Signs it's time to book a refresh

Part of loving your color is knowing when to come back in. Watch for these cues, and don't wait until your hair feels far gone — a timely gloss or refresh is always easier (and gentler) than a big correction.

  • Visible warmth or brassiness creeping back in, especially around the face and ends.
  • Your blonde or bronde looks flat and has lost its shine and reflection.
  • Grown-out regrowth is creating too strong a contrast for your liking.
  • Ends feel dry, rough, or are starting to look see-through and need a dusting.

Ready for fresh dimension that's built to last in our climate? Book a highlights or color appointment at Magnolia Mane in Goodyear, and we'll design a look — and a maintenance plan — that fits your hair and your desert lifestyle.

Frequently Asked Questions

How often should I wash balayage hair in Arizona?

Aim for every other day or every third day. Washing less preserves your tone and natural moisture, both of which the desert climate strips quickly. Use a quality dry shampoo to stretch the days between washes.

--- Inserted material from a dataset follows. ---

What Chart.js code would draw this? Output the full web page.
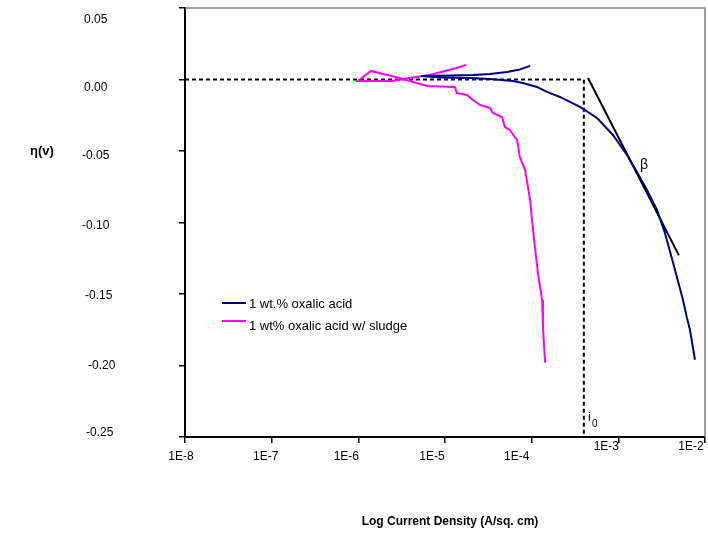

Why does my blonde turn brassy so fast in Goodyear?

Two reasons: your cool toner naturally fades, and Goodyear's hard water deposits minerals that pull warmth back into the hair. A weekly purple or blue toning shampoo, cooler rinse water, and the occasional clarifying treatment keep brass at bay.

Is balayage or foil highlights better for low maintenance?

Balayage is hand-painted to grow out softly, so it usually needs refreshing every 10–14 weeks — great for low maintenance. Foil highlights are brighter and more uniform but typically need touching up every 8–10 weeks.

Do I really need a salon hydrating treatment, or is an at-home mask enough?

An at-home mask is essential weekly upkeep, but professional treatments penetrate deeper and address scalp and buildup issues a home product can't. In summer, many West Valley clients do both — a weekly mask plus an in-salon treatment every 4–6 weeks.